Word from Dr. Christopher Festa
Throughout my professional career, when asked about my job, I tell people that I am the kind of pediatrician that they do not want to see. I don’t mean this as a reflection of my personality but simply due to the fact that when I am involved in a childs care it means that more often than not they are critically ill.
18 months ago the Bledy family had the unfortunate experience of meeting me in my professional capacity. Their beautiful daughter, Danielle, was brought to the Emergency Room at Virtua/Voorhees after she experienced a catastrophic hemorrhagic stroke. Although this is a parents worst nightmare it also presents difficulties for the pediatrician caring for the child.
A child, in the prime of his/her life, suffering from a condition over which I have little to offer, no cure; is no magic antibiotic or technology that can reverse the damage done. Care is relatively nonspecific and that is why we are here today. Not only to celebrate Danielles memory but to also highlight the need and raise money for research into pediatric specific stroke and aneurysm care.

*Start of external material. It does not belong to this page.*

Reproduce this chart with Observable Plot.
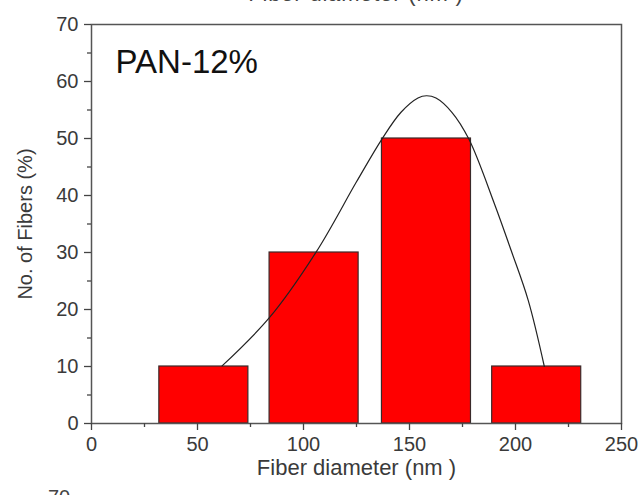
<!DOCTYPE html>
<html><head><meta charset="utf-8">
<script src="https://cdn.jsdelivr.net/npm/d3@7"></script>
<script src="https://cdn.jsdelivr.net/npm/@observablehq/plot@0.6"></script>
<style>
body{margin:0;background:#fff;}
#wrap{position:relative;width:641px;height:495px;overflow:hidden;background:#fff;font-family:"Liberation Sans",Arial,sans-serif;}
.ghost{position:absolute;color:#444;font-size:22px;letter-spacing:0.8px;white-space:pre;line-height:1;}
</style></head><body>
<div id="wrap"></div>
<script>
// Histogram bins (nm) and percentages
const binLo = [32, 84, 137, 189];
const binHi = [74, 126, 179, 231];
const fiberPct = [10, 30, 50, 10];
// Fitted distribution curve
const fitX = [61.6, 84, 106, 125, 137, 146, 154, 158, 162.5, 170, 178, 190, 198, 206, 213.6];
const fitY = [10.1, 18.6, 30.1, 42.4, 49.9, 54.6, 57.1, 57.5, 57.1, 54.6, 49.9, 38.6, 30.3, 21.6, 10.0];
// Ticks
const xTicks = [0, 50, 100, 150, 200, 250];
const xMinor = [25, 75, 125, 175, 225];
const yTicks = [0, 10, 20, 30, 40, 50, 60, 70];
const yMinor = [5, 15, 25, 35, 45, 55, 65];
const sampleLabel = "PAN-12%";
const xTitle = "Fiber diameter (nm )";
const yTitle = "No. of Fibers (%)";

const bars = binLo.map((lo, i) => ({lo, hi: binHi[i], pct: fiberPct[i]}));
const fit = fitX.map((x, i) => ({x, y: fitY[i]}));

const chart = Plot.plot({
  width: 641, height: 495,
  marginLeft: 91, marginRight: 20, marginTop: 24, marginBottom: 72,
  style: {fontFamily: '"Liberation Sans", Arial, sans-serif', fontSize: "20px", color: "#3a3a3a", background: "white", overflow: "visible"},
  x: {domain: [0, 250]},
  y: {domain: [0, 70]},
  marks: [
    Plot.rectY(bars, {x1: "lo", x2: "hi", y: "pct", fill: "#ff0000", stroke: "#3a2a2a", strokeWidth: 1.2}),
    Plot.line(fit, {x: "x", y: "y", curve: "catmull-rom", stroke: "#222", strokeWidth: 1.2}),
    Plot.frame({stroke: "#555", strokeWidth: 1.5}),
    Plot.axisX(xTicks, {tickSize: 7, tickPadding: 6, strokeWidth: 1.3, stroke: "#444", label: null}),
    Plot.axisX(xMinor, {tickSize: 4, tickFormat: () => "", label: null, stroke: "#444", strokeWidth: 1.3}),
    Plot.text([xTitle], {frameAnchor: "bottom", dy: 44, fontSize: 22, fill: "#3a3a3a", lineAnchor: "middle", letterSpacing: 0.8}),
    Plot.axisY(yTicks, {tickSize: 7, tickPadding: 6, strokeWidth: 1.3, stroke: "#444", label: yTitle, labelAnchor: "center", labelArrow: "none", labelOffset: 74, fontSize: 20}),
    Plot.axisY(yMinor, {tickSize: 4, tickFormat: () => "", label: null, stroke: "#444", strokeWidth: 1.3}),
    Plot.text([sampleLabel], {frameAnchor: "top-left", dx: 24, dy: 25, lineAnchor: "top", textAnchor: "start", fontSize: 33, fill: "#111"})
  ]
});
const wrap = document.getElementById("wrap");
wrap.appendChild(chart);
// Fragments of neighbouring panels cut by the picture edges
const topGhost = document.createElement("div");
topGhost.className = "ghost"; topGhost.textContent = xTitle;
topGhost.style.left = "0"; topGhost.style.width = "712px"; topGhost.style.textAlign = "center"; topGhost.style.top = "-17px";
wrap.appendChild(topGhost);
const botGhost = document.createElement("div");
botGhost.className = "ghost"; botGhost.textContent = "70";
botGhost.style.fontSize = "20px"; botGhost.style.letterSpacing = "0";
botGhost.style.left = "48px"; botGhost.style.top = "487px";
wrap.appendChild(botGhost);
</script>
</body></html>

Pediatric hemorrhage stroke is not common, nor is it rare. Around 1-2 per 100,000 children suffers from hemorrhagic stroke each year. However, despite this low number it ranks among the top 10 causes of death in childhood with a mortality rate approaching 50%. Of those that survive almost half suffer from a significant disability. Therefore about 75% either die or are faced with significant disabilities form their stroke. You would think that such overwhelmingly bad odds would result in a great deal of investigation into prevention, treatment and rehabilitation. Unfortunately this is not the truth.
As such, we are confronted with the enigma of pediatric medicine. Serious pediatric conditions occur less and receive considerably less publicity than those in adults. With less attention and fanfare there is less funding. With less funding there is less pediatric specific research. With less research comes less treatment options thereby decreasing the potential for optimal outcomes. In addition, the relatively low number of pediatric cases makes it cost prohibitive for pharmaceutical companies to invest in pediatric specific drug development. It is much better to make a drug that treats millions, and therefore generates a high profit margin, than to develop a drug that treats hundreds and has little return if any on the initial investment. To make things worse, the ethical and legal ramifications of performing studies in children significantly hamper conducting pediatric studies. When taken as a whole this leads to very few pediatric therapies.

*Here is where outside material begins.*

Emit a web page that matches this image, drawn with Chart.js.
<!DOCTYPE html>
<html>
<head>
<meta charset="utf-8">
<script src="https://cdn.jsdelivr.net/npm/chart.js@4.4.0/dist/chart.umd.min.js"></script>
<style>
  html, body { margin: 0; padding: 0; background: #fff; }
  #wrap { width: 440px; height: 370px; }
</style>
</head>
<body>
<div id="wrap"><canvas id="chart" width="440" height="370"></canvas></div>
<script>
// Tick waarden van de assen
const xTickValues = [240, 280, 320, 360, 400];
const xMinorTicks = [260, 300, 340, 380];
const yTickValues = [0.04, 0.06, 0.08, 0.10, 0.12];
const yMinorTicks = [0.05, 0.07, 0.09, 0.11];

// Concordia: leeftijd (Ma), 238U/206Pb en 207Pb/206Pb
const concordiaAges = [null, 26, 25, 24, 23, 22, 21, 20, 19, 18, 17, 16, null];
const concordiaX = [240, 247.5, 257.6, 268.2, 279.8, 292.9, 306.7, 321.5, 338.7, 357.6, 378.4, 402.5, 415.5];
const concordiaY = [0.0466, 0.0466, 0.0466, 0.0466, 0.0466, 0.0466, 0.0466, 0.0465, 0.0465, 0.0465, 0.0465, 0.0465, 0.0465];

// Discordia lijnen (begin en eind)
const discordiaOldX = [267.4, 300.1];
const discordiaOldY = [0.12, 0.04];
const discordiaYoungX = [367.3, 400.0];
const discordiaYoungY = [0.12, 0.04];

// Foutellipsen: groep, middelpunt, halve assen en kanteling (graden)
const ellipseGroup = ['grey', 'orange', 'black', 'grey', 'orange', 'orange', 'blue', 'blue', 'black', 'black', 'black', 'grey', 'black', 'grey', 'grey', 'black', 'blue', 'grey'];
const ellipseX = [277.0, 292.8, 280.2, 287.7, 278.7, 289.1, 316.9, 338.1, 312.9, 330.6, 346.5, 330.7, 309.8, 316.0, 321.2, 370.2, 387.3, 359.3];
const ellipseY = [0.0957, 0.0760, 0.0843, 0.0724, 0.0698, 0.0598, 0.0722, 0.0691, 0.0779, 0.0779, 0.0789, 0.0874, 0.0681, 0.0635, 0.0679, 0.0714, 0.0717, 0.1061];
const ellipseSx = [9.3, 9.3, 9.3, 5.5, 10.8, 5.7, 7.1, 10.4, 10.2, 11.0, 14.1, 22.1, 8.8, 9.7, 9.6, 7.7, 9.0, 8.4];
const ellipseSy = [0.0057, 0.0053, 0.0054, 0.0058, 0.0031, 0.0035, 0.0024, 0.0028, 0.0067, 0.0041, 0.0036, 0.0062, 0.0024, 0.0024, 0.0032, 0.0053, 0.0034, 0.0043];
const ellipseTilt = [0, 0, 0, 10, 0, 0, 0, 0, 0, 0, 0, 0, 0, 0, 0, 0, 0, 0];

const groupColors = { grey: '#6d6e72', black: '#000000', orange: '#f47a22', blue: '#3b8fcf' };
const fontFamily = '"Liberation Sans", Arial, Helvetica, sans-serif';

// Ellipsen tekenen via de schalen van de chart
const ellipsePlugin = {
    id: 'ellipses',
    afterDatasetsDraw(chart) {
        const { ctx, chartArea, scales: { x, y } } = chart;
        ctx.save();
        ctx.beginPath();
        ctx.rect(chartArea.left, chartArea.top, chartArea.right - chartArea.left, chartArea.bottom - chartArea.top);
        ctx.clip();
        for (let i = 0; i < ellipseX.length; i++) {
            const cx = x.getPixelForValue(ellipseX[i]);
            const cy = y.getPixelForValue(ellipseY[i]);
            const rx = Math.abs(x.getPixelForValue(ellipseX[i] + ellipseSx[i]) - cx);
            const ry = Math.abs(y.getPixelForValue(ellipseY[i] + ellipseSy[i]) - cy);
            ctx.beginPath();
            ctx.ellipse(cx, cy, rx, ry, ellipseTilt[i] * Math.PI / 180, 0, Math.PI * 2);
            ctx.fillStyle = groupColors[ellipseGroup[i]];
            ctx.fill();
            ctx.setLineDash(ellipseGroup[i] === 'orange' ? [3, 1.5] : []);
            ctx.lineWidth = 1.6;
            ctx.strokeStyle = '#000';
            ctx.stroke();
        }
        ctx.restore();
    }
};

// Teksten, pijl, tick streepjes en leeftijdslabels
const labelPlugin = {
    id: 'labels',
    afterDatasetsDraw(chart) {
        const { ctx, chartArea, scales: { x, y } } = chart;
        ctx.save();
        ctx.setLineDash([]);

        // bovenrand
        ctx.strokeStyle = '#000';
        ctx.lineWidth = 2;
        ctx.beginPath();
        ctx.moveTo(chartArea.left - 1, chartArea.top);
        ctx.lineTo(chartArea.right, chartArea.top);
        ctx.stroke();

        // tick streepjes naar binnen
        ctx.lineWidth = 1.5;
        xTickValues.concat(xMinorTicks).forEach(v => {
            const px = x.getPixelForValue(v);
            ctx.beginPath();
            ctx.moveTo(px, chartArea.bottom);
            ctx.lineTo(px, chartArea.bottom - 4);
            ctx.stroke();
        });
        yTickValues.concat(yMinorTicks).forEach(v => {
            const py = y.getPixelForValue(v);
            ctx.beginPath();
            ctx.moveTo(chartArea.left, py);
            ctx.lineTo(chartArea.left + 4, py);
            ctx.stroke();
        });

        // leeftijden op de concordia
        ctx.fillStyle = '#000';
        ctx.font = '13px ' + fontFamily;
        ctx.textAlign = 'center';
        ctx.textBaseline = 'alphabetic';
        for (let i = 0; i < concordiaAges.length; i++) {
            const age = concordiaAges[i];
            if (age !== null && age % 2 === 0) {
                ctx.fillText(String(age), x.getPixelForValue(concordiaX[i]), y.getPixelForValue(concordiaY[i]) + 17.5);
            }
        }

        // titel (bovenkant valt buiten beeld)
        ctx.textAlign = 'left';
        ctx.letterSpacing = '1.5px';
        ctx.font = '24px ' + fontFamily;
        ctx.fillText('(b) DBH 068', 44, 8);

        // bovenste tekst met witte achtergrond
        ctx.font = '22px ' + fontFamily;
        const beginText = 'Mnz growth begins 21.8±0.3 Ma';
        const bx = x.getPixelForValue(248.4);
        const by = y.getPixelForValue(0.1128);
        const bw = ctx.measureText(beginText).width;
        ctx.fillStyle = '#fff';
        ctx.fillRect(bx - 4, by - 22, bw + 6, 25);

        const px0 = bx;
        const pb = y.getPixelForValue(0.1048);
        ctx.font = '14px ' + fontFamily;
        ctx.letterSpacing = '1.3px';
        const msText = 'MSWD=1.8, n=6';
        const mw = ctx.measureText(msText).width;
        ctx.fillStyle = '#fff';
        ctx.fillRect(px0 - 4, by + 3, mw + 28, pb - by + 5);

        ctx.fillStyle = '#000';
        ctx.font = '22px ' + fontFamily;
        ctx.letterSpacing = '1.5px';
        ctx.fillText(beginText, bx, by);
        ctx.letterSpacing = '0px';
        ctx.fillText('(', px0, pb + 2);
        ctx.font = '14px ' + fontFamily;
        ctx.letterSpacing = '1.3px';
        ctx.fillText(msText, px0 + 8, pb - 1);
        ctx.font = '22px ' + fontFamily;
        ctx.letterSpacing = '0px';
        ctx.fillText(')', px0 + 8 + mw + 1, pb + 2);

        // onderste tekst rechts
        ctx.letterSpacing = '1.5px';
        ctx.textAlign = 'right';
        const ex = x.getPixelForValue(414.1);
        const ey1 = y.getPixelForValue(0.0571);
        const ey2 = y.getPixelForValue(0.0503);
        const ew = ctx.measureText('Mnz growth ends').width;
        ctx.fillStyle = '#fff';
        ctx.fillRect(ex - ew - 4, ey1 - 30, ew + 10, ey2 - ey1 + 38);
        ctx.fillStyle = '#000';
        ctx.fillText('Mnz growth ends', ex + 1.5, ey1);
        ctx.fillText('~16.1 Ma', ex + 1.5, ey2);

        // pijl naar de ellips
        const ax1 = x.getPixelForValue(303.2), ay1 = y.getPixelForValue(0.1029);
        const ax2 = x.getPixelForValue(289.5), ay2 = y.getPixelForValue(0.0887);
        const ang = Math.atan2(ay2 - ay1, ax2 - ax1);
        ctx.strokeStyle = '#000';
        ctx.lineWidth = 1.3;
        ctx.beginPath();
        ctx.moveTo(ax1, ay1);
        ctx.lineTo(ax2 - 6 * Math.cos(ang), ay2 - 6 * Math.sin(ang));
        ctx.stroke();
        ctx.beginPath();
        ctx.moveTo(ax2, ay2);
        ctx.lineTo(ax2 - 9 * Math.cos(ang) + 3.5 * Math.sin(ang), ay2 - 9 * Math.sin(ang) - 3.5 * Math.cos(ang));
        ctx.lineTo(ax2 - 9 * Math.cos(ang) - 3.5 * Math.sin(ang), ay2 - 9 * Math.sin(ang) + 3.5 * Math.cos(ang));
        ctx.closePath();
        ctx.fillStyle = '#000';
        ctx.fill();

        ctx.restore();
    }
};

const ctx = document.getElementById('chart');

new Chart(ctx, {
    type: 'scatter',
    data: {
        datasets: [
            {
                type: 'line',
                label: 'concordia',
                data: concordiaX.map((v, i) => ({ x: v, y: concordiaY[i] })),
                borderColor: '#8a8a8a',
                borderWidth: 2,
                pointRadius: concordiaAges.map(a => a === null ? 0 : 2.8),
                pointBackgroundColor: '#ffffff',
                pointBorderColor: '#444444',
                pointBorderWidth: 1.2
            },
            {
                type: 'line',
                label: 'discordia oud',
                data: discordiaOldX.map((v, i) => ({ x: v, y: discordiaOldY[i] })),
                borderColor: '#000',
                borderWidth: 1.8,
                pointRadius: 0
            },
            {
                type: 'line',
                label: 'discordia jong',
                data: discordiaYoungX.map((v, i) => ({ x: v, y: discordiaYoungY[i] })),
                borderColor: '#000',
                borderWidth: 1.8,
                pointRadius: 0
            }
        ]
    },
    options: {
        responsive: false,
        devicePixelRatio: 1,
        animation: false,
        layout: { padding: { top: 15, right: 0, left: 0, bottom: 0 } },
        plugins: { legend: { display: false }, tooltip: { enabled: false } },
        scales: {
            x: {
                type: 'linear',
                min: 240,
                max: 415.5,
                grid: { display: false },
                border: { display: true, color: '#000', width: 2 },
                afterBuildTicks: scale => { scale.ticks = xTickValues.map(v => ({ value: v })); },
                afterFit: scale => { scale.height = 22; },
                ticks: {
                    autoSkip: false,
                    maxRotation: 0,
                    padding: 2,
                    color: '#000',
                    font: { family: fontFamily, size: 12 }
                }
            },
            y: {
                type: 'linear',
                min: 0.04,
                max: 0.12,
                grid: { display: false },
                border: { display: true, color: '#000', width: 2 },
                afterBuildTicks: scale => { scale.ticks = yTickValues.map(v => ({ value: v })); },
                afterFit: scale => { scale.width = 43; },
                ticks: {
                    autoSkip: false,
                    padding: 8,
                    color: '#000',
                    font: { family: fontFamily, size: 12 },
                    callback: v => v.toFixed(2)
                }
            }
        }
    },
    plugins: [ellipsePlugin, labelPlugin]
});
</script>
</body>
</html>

Currently pediatric medicine is confronted with a significant dilemma. We are tasked with caring for patients such as Danielle who suffer catastrophic events, yet all our therapies are extrapolated from adults. One of the first things you learn as a pediatrician is that children are not small adults. The manner in which their organs function, although similar, differs significantly from adults. The brain in general, poses significant difficulties for every physician. It remains the black box of medicine. Global assumptions are applied to regional problems. There are no easy ways to measure brain function, metabolism, recovery from injury and/or illness and most importantly the effect of treatment. Imagine if the science is limited in adults, what are we as pediatricians to use as our basis for managing children? That is why we are gathered here today. We must, as a society, support pediatric research in general but specifically support research into the pediatric brain and those conditions, such as pediatric aneurysms and arteriovenous malformations that currently have serious consequences yet little data to support our management.

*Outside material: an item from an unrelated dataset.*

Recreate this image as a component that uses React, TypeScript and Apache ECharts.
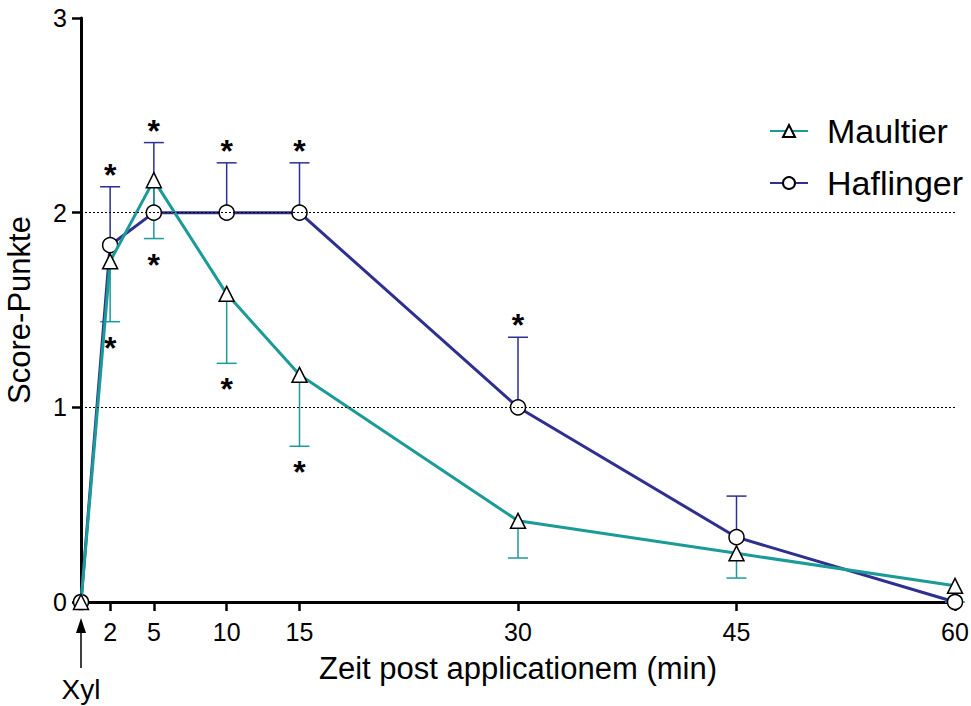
import { useEffect, useRef } from "react";
import * as echarts from "echarts";

// Sampling times (min after application)
const timePoints = [0, 2, 5, 10, 15, 30, 45, 60];

// Maultier: mean score and lower end of error bar, significance flags
const maultierMean = [0, 1.75, 2.167, 1.583, 1.167, 0.417, 0.25, 0.083];
const maultierLower = [0, 1.44, 1.867, 1.226, 0.8, 0.226, 0.123, 0];
const maultierSig = [false, true, true, true, true, false, false, false];

// Haflinger: mean score and upper end of error bar, significance flags
const haflingerMean = [0, 1.833, 2, 2, 2, 1, 0.333, 0];
const haflingerUpper = [0, 2.133, 2.36, 2.256, 2.256, 1.36, 0.544, 0];
const haflingerSig = [false, true, true, true, true, true, false, false];

const xTickValues = [2, 5, 10, 15, 30, 45, 60];
const referenceLines = [1, 2];

const TEAL = "#1b9b98";
const NAVY = "#2e2f8f";
const FONT = '"Liberation Sans", Arial, Helvetica, sans-serif';

function errorBars(
  id: string,
  color: string,
  means: number[],
  ends: number[],
  sig: boolean[],
  upward: boolean
) {
  return {
    id,
    type: "custom",
    silent: true,
    z: 1,
    data: timePoints.map((t, i) => [t, means[i], ends[i], sig[i] ? 1 : 0]),
    renderItem: (_params: any, api: any) => {
      const p = api.coord([api.value(0), api.value(1)]);
      const e = api.coord([api.value(0), api.value(2)]);
      const children: any[] = [];
      if (Math.abs(e[1] - p[1]) > 0.5) {
        children.push({
          type: "line",
          shape: { x1: p[0], y1: p[1], x2: e[0], y2: e[1] },
          style: { stroke: color, lineWidth: 1.5 },
        });
        children.push({
          type: "line",
          shape: { x1: e[0] - 10, y1: e[1], x2: e[0] + 10, y2: e[1] },
          style: { stroke: color, lineWidth: 1.5 },
        });
      }
      if (api.value(3)) {
        const gy = upward ? e[1] - 19 : e[1] + 19;
        children.push({
          type: "text",
          x: e[0],
          y: gy + 7,
          style: {
            text: "*",
            fill: "#000",
            font: `bold 32px ${FONT}`,
            align: "center",
            verticalAlign: "middle",
          },
        });
      }
      return { type: "group", children };
    },
  };
}

export default function App() {
  const ref = useRef<HTMLDivElement>(null);

  useEffect(() => {
    if (!ref.current) return;
    const chart = echarts.init(ref.current, undefined, { renderer: "svg" });

    chart.setOption({
      animation: false,
      backgroundColor: "#fff",
      textStyle: { fontFamily: FONT },
      grid: {
        left: 81,
        right: 16,
        top: 18,
        bottom: 104,
        containLabel: false,
        outerBoundsMode: "none",
      },
      legend: {
        data: ["Maultier", "Haflinger"],
        orient: "vertical",
        left: 764,
        top: 109,
        itemWidth: 38,
        itemHeight: 15,
        itemGap: 18,
        selectedMode: false,
        textStyle: {
          fontSize: 34,
          lineHeight: 34,
          color: "#000",
          fontFamily: FONT,
          padding: [0, 0, 0, 14],
        },
      },
      xAxis: {
        type: "value",
        min: 0,
        max: 60,
        name: "Zeit post applicationem (min)",
        nameLocation: "middle",
        nameGap: 51,
        nameTextStyle: { fontSize: 31, color: "#000", fontFamily: FONT },
        axisLine: { lineStyle: { color: "#000", width: 3 } },
        axisTick: {
          show: true,
          customValues: xTickValues,
          length: 9,
          lineStyle: { color: "#000", width: 2.5 },
        },
        axisLabel: {
          customValues: xTickValues,
          fontSize: 25,
          color: "#000",
          margin: 17,
          fontFamily: FONT,
        },
        splitLine: { show: false },
      },
      yAxis: {
        type: "value",
        min: 0,
        max: 3,
        interval: 1,
        name: "Score-Punkte",
        nameLocation: "middle",
        nameGap: 46,
        nameTextStyle: { fontSize: 31, color: "#000", fontFamily: FONT },
        axisLine: { show: true, lineStyle: { color: "#000", width: 3 } },
        axisTick: { show: true, length: 9, lineStyle: { color: "#000", width: 2.5 } },
        axisLabel: { fontSize: 25, color: "#000", margin: 14, fontFamily: FONT },
        splitLine: { show: false },
      },
      series: [
        errorBars("hafErr", NAVY, haflingerMean, haflingerUpper, haflingerSig, true),
        errorBars("maultErr", TEAL, maultierMean, maultierLower, maultierSig, false),
        {
          type: "line",
          name: "Haflinger",
          z: 3,
          data: timePoints.map((t, i) => [t, haflingerMean[i]]),
          symbol: "circle",
          symbolSize: 15,
          lineStyle: { color: NAVY, width: 3 },
          itemStyle: { color: "#fff", borderColor: "#000", borderWidth: 1.5 },
          markLine: {
            silent: true,
            symbol: ["none", "none"],
            label: { show: false },
            lineStyle: { color: "#000", width: 1, type: [2, 2] },
            data: referenceLines.map((v) => ({ yAxis: v })),
          },
        },
        {
          type: "line",
          name: "Maultier",
          z: 4,
          data: timePoints.map((t, i) => [t, maultierMean[i]]),
          symbol: "triangle",
          symbolSize: 15,
          lineStyle: { color: TEAL, width: 3 },
          itemStyle: { color: "#fff", borderColor: "#000", borderWidth: 1.5 },
        },
      ],
    });

    // Application marker under the time origin
    const x0 = chart.convertToPixel({ xAxisIndex: 0 }, 0) as number;
    chart.setOption({
      graphic: [
        {
          type: "line",
          shape: { x1: x0, y1: 630, x2: x0, y2: 668 },
          style: { stroke: "#000", lineWidth: 1.5 },
        },
        {
          type: "polygon",
          shape: { points: [[x0, 618], [x0 - 5, 633], [x0 + 5, 633]] },
          style: { fill: "#000" },
        },
        {
          type: "text",
          x: x0,
          y: 689,
          style: {
            text: "Xyl",
            fill: "#000",
            font: `28px ${FONT}`,
            align: "center",
            verticalAlign: "middle",
          },
        },
      ],
    });

    return () => chart.dispose();
  }, []);

  return (
    <div
      ref={ref}
      style={{ position: "absolute", left: 0, top: 0, width: 971, height: 706 }}
    />
  );
}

Along the same vein, I would find it imprudent as a pediatrician, to pass on this opportunity to reinforce an aspect of pediatric specific care that has come under fire. The one thing, that we as pediatricians can successfully treat are diseases for which immunizations have been developed. I cannot express the degree of my contempt for the current Internet and celebrity propaganda linking the increase in autism to the administration of immunizations. Let me reinforce that there is no scientific evidence linking the two. The current in vogue practice of refusing immunizations is associated with a resurgence of life threatening preventable diseases that were up until recently eradicated. Parental refusal not only places their child at risk, but also imparts risk to the population in general, especially those that have compromised immunity such as infants, the elderly, and cancer patients. As we speak about supporting pediatric research I cannot emphasize the importance of using that research we have available to better the lives of children and society in general. Immunization practices are part of that science.
At this point in the evolution of medical care, fiscal realities hamper pediatricians ability to deliver care. A smaller body leads to reductions in reimbursement. Increasing malpractice premiums and paperwork impedes bedside care. And the lack of pediatric specific research, especially in the area of brain injury and aneurysms restricts our ability to develop and implement pediatric specific therapies.
Danielle Bledy will not benefit from todays fundraising efforts, but I know in speaking with her friends, her parents and others that Danielle would have wanted others to benefit. In order to honor her, her life and her memory it is essential that we don’t complain about the room being dark, but that we continue our efforts to turn on the lights and look for pediatric specific therapies for aneurysms and arteriovenous malformations. In the future, some child, some family will be able to thank Danielle and you for giving them hope.